GIVEN TASK
Skip the pictures and repeat each line of the data exactly.
--- start INFORMATION SUPPLIED ---
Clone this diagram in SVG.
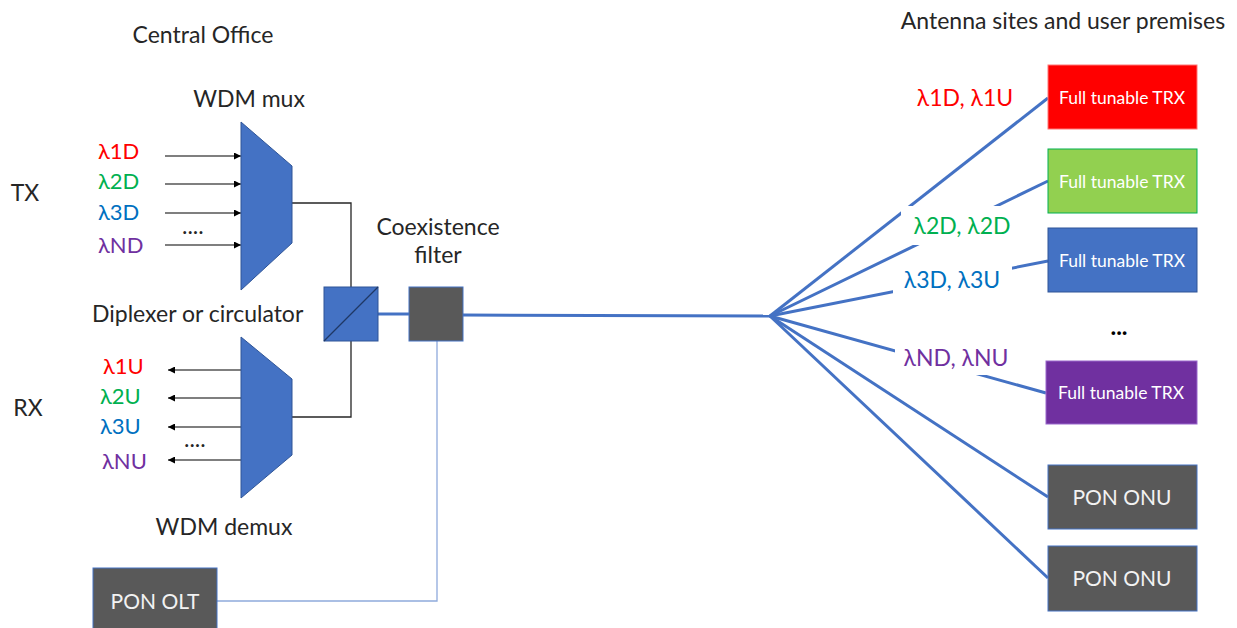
<svg xmlns="http://www.w3.org/2000/svg" width="1237" height="628" viewBox="0 0 1237 628">
<style>
text{font-family:Lato,"Liberation Sans","DejaVu Sans",sans-serif}
.t{font-size:23px;fill:#262626}
.lam{font-size:22px}
.r{fill:#ff0000}.g{fill:#00b050}.b{fill:#0070c0}.p{fill:#7030a0}
.trx{font-size:17.5px;fill:#ffffff}
.pon{font-size:21px;fill:#f2f2f2}
.fib{stroke:#4472c4;stroke-width:3;fill:none}
.blk{stroke:#262626;stroke-width:1.3;fill:none}
.arr{stroke:#000;stroke-width:1.2;fill:none;marker-end:url(#ah)}
.dev{fill:#4472c4;stroke:#2f5597;stroke-width:1}
.lbg{fill:#ffffff}
</style>
<defs>
<marker id="ah" viewBox="0 0 10 10" refX="10" refY="5" markerWidth="8" markerHeight="7" markerUnits="userSpaceOnUse" orient="auto">
<path d="M0,0 L10,5 L0,10 z" fill="#000"/>
</marker>
</defs>
<rect width="1237" height="628" fill="#ffffff"/>

<g id="connectors">
<polyline class="blk" points="292,203 351,203 351,287"/>
<polyline class="blk" points="292,417 351,417 351,341"/>
<line class="fib" x1="378" y1="314" x2="409" y2="314"/>
<line class="fib" x1="463" y1="315" x2="770" y2="316"/>
<polyline points="217,601 437,601 437,341" fill="none" stroke="#8faadc" stroke-width="1.3"/>
<line class="fib" x1="770" y1="316" x2="1048" y2="98"/>
<line class="fib" x1="770" y1="316" x2="1048" y2="181"/>
<line class="fib" x1="770" y1="316" x2="1048" y2="261"/>
<line class="fib" x1="770" y1="316" x2="1046" y2="393"/>
<line class="fib" x1="770" y1="316" x2="1048" y2="497"/>
<line class="fib" x1="770" y1="316" x2="1048" y2="578"/>
<line class="arr" x1="165" y1="156" x2="241" y2="156"/>
<line class="arr" x1="165" y1="184" x2="241" y2="184"/>
<line class="arr" x1="165" y1="213" x2="241" y2="213"/>
<line class="arr" x1="165" y1="245" x2="241" y2="245"/>
<line class="arr" x1="245" y1="370" x2="168" y2="370"/>
<line class="arr" x1="245" y1="398" x2="168" y2="398"/>
<line class="arr" x1="245" y1="427" x2="168" y2="427"/>
<line class="arr" x1="245" y1="460" x2="168" y2="460"/>
</g>

<g id="titles">
<text class="t" x="203" y="43" text-anchor="middle">Central Office</text>
<text class="t" x="1063" y="29" text-anchor="middle">Antenna sites and user premises</text>
<text class="t" x="25" y="201" text-anchor="middle">TX</text>
<text class="t" x="28" y="416" text-anchor="middle">RX</text>
</g>

<g id="wdm-mux">
<polygon class="dev" points="241,122 292,166 292,243 241,290"/>
<text class="t" x="249" y="107" text-anchor="middle">WDM mux</text>
<text class="lam r" x="98" y="159">λ1D</text>
<text class="lam g" x="98" y="189">λ2D</text>
<text class="lam b" x="98" y="220">λ3D</text>
<text class="lam p" x="98" y="253">λND</text>
<text class="t" x="182" y="234">....</text>
</g>

<g id="wdm-demux">
<polygon class="dev" points="241,337 292,379 292,455 241,498"/>
<text class="t" x="224" y="535" text-anchor="middle">WDM demux</text>
<text class="lam r" x="103" y="374">λ1U</text>
<text class="lam g" x="100" y="404">λ2U</text>
<text class="lam b" x="100" y="434">λ3U</text>
<text class="lam p" x="102" y="469">λNU</text>
<text class="t" x="184" y="447">....</text>
</g>

<g id="diplexer">
<rect class="dev" x="324" y="287" width="54" height="54"/>
<line x1="324" y1="341" x2="378" y2="287" stroke="#1f3864" stroke-width="1.2"/>
<text class="t" x="92" y="322">Diplexer or circulator</text>
</g>

<g id="coexistence-filter">
<rect x="409" y="287" width="54" height="54" fill="#595959" stroke="#4472c4" stroke-width="1"/>
<text class="t" x="438" y="235" text-anchor="middle">Coexistence</text>
<text class="t" x="438" y="263" text-anchor="middle">filter</text>
</g>

<g id="pon-olt">
<rect x="93" y="568" width="124" height="64" fill="#595959" stroke="#4472c4" stroke-width="1"/>
<text class="pon" x="155" y="609" text-anchor="middle">PON OLT</text>
</g>

<g id="labels">
<text class="t r" x="965" y="106" text-anchor="middle">λ1D, λ1U</text>
<rect class="lbg" x="901" y="206" width="122" height="39"/>
<text class="t g" x="962" y="234" text-anchor="middle">λ2D, λ2D</text>
<rect class="lbg" x="893" y="260" width="119" height="40"/>
<text class="t b" x="952" y="288" text-anchor="middle">λ3D, λ3U</text>
<rect class="lbg" x="895" y="337" width="122" height="38"/>
<text class="t p" x="956" y="366" text-anchor="middle">λND, λNU</text>
</g>

<g id="trx1">
<rect x="1048" y="65" width="149" height="64" fill="#ff0000" stroke="#ff7777" stroke-width="1"/>
<text class="trx" x="1122" y="104" text-anchor="middle">Full tunable TRX</text>
</g>
<g id="trx2">
<rect x="1048" y="149" width="149" height="64" fill="#92d050" stroke="#00b050" stroke-width="1"/>
<text class="trx" x="1122" y="188" text-anchor="middle">Full tunable TRX</text>
</g>
<g id="trx3">
<rect x="1048" y="228" width="149" height="64" fill="#4472c4" stroke="#2f5597" stroke-width="1"/>
<text class="trx" x="1122" y="267" text-anchor="middle">Full tunable TRX</text>
</g>
<g id="dots">
<text x="1119" y="335" text-anchor="middle" font-size="24" font-weight="bold" fill="#000">...</text>
</g>
<g id="trxN">
<rect x="1046" y="361" width="151" height="63" fill="#7030a0" stroke="#9966cc" stroke-width="1"/>
<text class="trx" x="1121" y="399" text-anchor="middle">Full tunable TRX</text>
</g>
<g id="onu1">
<rect x="1048" y="465" width="149" height="64" fill="#595959" stroke="#4472c4" stroke-width="1"/>
<text class="pon" x="1122" y="505" text-anchor="middle">PON ONU</text>
</g>
<g id="onu2">
<rect x="1048" y="546" width="149" height="65" fill="#595959" stroke="#4472c4" stroke-width="1"/>
<text class="pon" x="1122" y="586" text-anchor="middle">PON ONU</text>
</g>
</svg>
--- end INFORMATION SUPPLIED ---
ANSWER FOR THE TASK
Clone this diagram in SVG.
<svg xmlns="http://www.w3.org/2000/svg" width="1237" height="628" viewBox="0 0 1237 628">
<style>
text{font-family:Lato,"Liberation Sans","DejaVu Sans",sans-serif}
.t{font-size:23px;fill:#262626}
.lam{font-size:22px}
.r{fill:#ff0000}.g{fill:#00b050}.b{fill:#0070c0}.p{fill:#7030a0}
.trx{font-size:17.5px;fill:#ffffff}
.pon{font-size:21px;fill:#f2f2f2}
.fib{stroke:#4472c4;stroke-width:3;fill:none}
.blk{stroke:#262626;stroke-width:1.3;fill:none}
.arr{stroke:#000;stroke-width:1.2;fill:none;marker-end:url(#ah)}
.dev{fill:#4472c4;stroke:#2f5597;stroke-width:1}
.lbg{fill:#ffffff}
</style>
<defs>
<marker id="ah" viewBox="0 0 10 10" refX="10" refY="5" markerWidth="8" markerHeight="7" markerUnits="userSpaceOnUse" orient="auto">
<path d="M0,0 L10,5 L0,10 z" fill="#000"/>
</marker>
</defs>
<rect width="1237" height="628" fill="#ffffff"/>

<g id="connectors">
<polyline class="blk" points="292,203 351,203 351,287"/>
<polyline class="blk" points="292,417 351,417 351,341"/>
<line class="fib" x1="378" y1="314" x2="409" y2="314"/>
<line class="fib" x1="463" y1="315" x2="770" y2="316"/>
<polyline points="217,601 437,601 437,341" fill="none" stroke="#8faadc" stroke-width="1.3"/>
<line class="fib" x1="770" y1="316" x2="1048" y2="98"/>
<line class="fib" x1="770" y1="316" x2="1048" y2="181"/>
<line class="fib" x1="770" y1="316" x2="1048" y2="261"/>
<line class="fib" x1="770" y1="316" x2="1046" y2="393"/>
<line class="fib" x1="770" y1="316" x2="1048" y2="497"/>
<line class="fib" x1="770" y1="316" x2="1048" y2="578"/>
<line class="arr" x1="165" y1="156" x2="241" y2="156"/>
<line class="arr" x1="165" y1="184" x2="241" y2="184"/>
<line class="arr" x1="165" y1="213" x2="241" y2="213"/>
<line class="arr" x1="165" y1="245" x2="241" y2="245"/>
<line class="arr" x1="245" y1="370" x2="168" y2="370"/>
<line class="arr" x1="245" y1="398" x2="168" y2="398"/>
<line class="arr" x1="245" y1="427" x2="168" y2="427"/>
<line class="arr" x1="245" y1="460" x2="168" y2="460"/>
</g>

<g id="titles">
<text class="t" x="203" y="43" text-anchor="middle">Central Office</text>
<text class="t" x="1063" y="29" text-anchor="middle">Antenna sites and user premises</text>
<text class="t" x="25" y="201" text-anchor="middle">TX</text>
<text class="t" x="28" y="416" text-anchor="middle">RX</text>
</g>

<g id="wdm-mux">
<polygon class="dev" points="241,122 292,166 292,243 241,290"/>
<text class="t" x="249" y="107" text-anchor="middle">WDM mux</text>
<text class="lam r" x="98" y="159">λ1D</text>
<text class="lam g" x="98" y="189">λ2D</text>
<text class="lam b" x="98" y="220">λ3D</text>
<text class="lam p" x="98" y="253">λND</text>
<text class="t" x="182" y="234">....</text>
</g>

<g id="wdm-demux">
<polygon class="dev" points="241,337 292,379 292,455 241,498"/>
<text class="t" x="224" y="535" text-anchor="middle">WDM demux</text>
<text class="lam r" x="103" y="374">λ1U</text>
<text class="lam g" x="100" y="404">λ2U</text>
<text class="lam b" x="100" y="434">λ3U</text>
<text class="lam p" x="102" y="469">λNU</text>
<text class="t" x="184" y="447">....</text>
</g>

<g id="diplexer">
<rect class="dev" x="324" y="287" width="54" height="54"/>
<line x1="324" y1="341" x2="378" y2="287" stroke="#1f3864" stroke-width="1.2"/>
<text class="t" x="92" y="322">Diplexer or circulator</text>
</g>

<g id="coexistence-filter">
<rect x="409" y="287" width="54" height="54" fill="#595959" stroke="#4472c4" stroke-width="1"/>
<text class="t" x="438" y="235" text-anchor="middle">Coexistence</text>
<text class="t" x="438" y="263" text-anchor="middle">filter</text>
</g>

<g id="pon-olt">
<rect x="93" y="568" width="124" height="64" fill="#595959" stroke="#4472c4" stroke-width="1"/>
<text class="pon" x="155" y="609" text-anchor="middle">PON OLT</text>
</g>

<g id="labels">
<text class="t r" x="965" y="106" text-anchor="middle">λ1D, λ1U</text>
<rect class="lbg" x="901" y="206" width="122" height="39"/>
<text class="t g" x="962" y="234" text-anchor="middle">λ2D, λ2D</text>
<rect class="lbg" x="893" y="260" width="119" height="40"/>
<text class="t b" x="952" y="288" text-anchor="middle">λ3D, λ3U</text>
<rect class="lbg" x="895" y="337" width="122" height="38"/>
<text class="t p" x="956" y="366" text-anchor="middle">λND, λNU</text>
</g>

<g id="trx1">
<rect x="1048" y="65" width="149" height="64" fill="#ff0000" stroke="#ff7777" stroke-width="1"/>
<text class="trx" x="1122" y="104" text-anchor="middle">Full tunable TRX</text>
</g>
<g id="trx2">
<rect x="1048" y="149" width="149" height="64" fill="#92d050" stroke="#00b050" stroke-width="1"/>
<text class="trx" x="1122" y="188" text-anchor="middle">Full tunable TRX</text>
</g>
<g id="trx3">
<rect x="1048" y="228" width="149" height="64" fill="#4472c4" stroke="#2f5597" stroke-width="1"/>
<text class="trx" x="1122" y="267" text-anchor="middle">Full tunable TRX</text>
</g>
<g id="dots">
<text x="1119" y="335" text-anchor="middle" font-size="24" font-weight="bold" fill="#000">...</text>
</g>
<g id="trxN">
<rect x="1046" y="361" width="151" height="63" fill="#7030a0" stroke="#9966cc" stroke-width="1"/>
<text class="trx" x="1121" y="399" text-anchor="middle">Full tunable TRX</text>
</g>
<g id="onu1">
<rect x="1048" y="465" width="149" height="64" fill="#595959" stroke="#4472c4" stroke-width="1"/>
<text class="pon" x="1122" y="505" text-anchor="middle">PON ONU</text>
</g>
<g id="onu2">
<rect x="1048" y="546" width="149" height="65" fill="#595959" stroke="#4472c4" stroke-width="1"/>
<text class="pon" x="1122" y="586" text-anchor="middle">PON ONU</text>
</g>
</svg>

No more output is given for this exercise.